Option 1. No SealCred attestor. Only a group of community attestors. We will operate in this case under an honesty assumption for community attestors. Let's say at least 1/3rd of the attestors will behave honestly at all points. For example, the following is the approach taken by Ethereum's beacon chain:

"We make these assumptions: Majority validator honesty: We assume 2/3 of the validators are honest. (This assumption is also made for sharding.) Minority validator liveness: We assume up to 3/4 of the honest validators are offline, possibly."

Option 2: SealCred attestor + Community attestor(s) approach. One community validator and SealCred attestor can validate a proof together.

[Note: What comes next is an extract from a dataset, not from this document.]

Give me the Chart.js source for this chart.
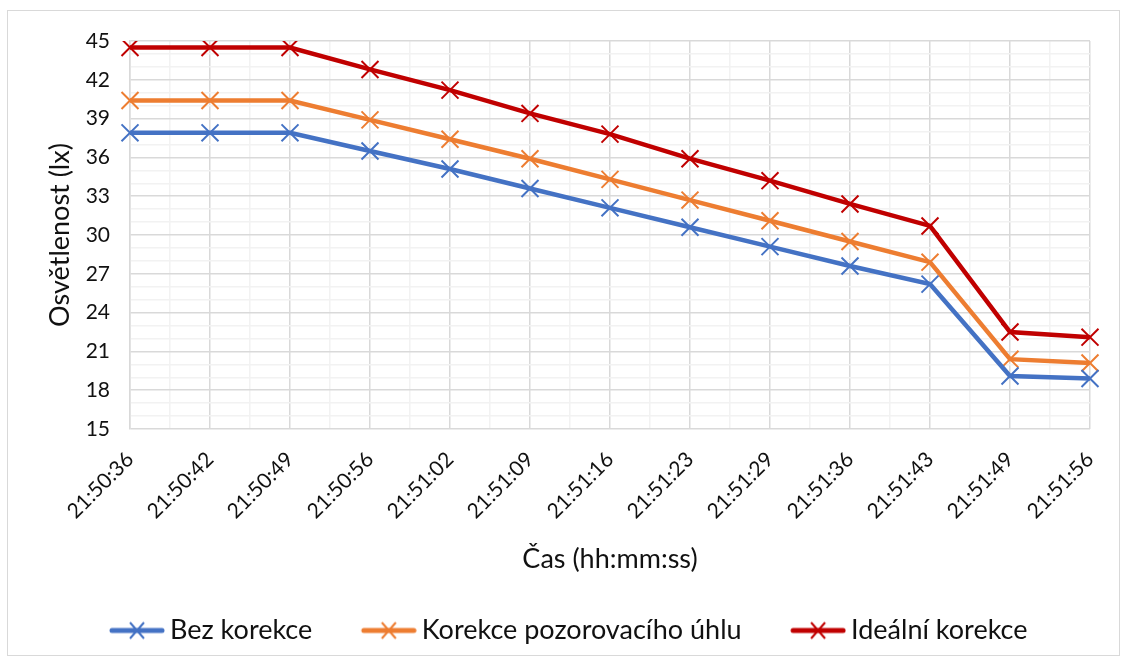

We pick option 1 for now. The reason is that in the beginning, it is our responsibility as the team behind this service to ensure it is available and gets off the ground. In the future, we plan to move to a fully decentralized approach where there is no SealCred attestor, and a set of community attestors run the whole protocol. Meanwhile, if there is an attack on SealCred as a service, the community can fork our public codebases and run the entire protocol themselves.

How to incentivize attestors?

The simple answer is tokens. As we build our roadmap, such ideas will arise naturally. The goal behind the protocol incentivization would be that community attestors are rewarded for performing the expected attestations honestly. In the future, a small staking type mechanism would be required before becoming a validator to disincentivize bad behaviour via loss of staked funds.

Should we hide community attestors in the anonymity set when checking their public keys?

Privacy for community attestors isn't a cause for concern for now. If someone bribes a few community attestors and they sign malicious stuff, the SealCred attestor still won't sign anything invalid.

Should we have a notion of attestor reputation? Should it be a zk-based reputation?

We plan to have such a notion as community attestors increase in number. The key idea is that bad behaviour should result in slashing, and delays from community attestors should damage reputation.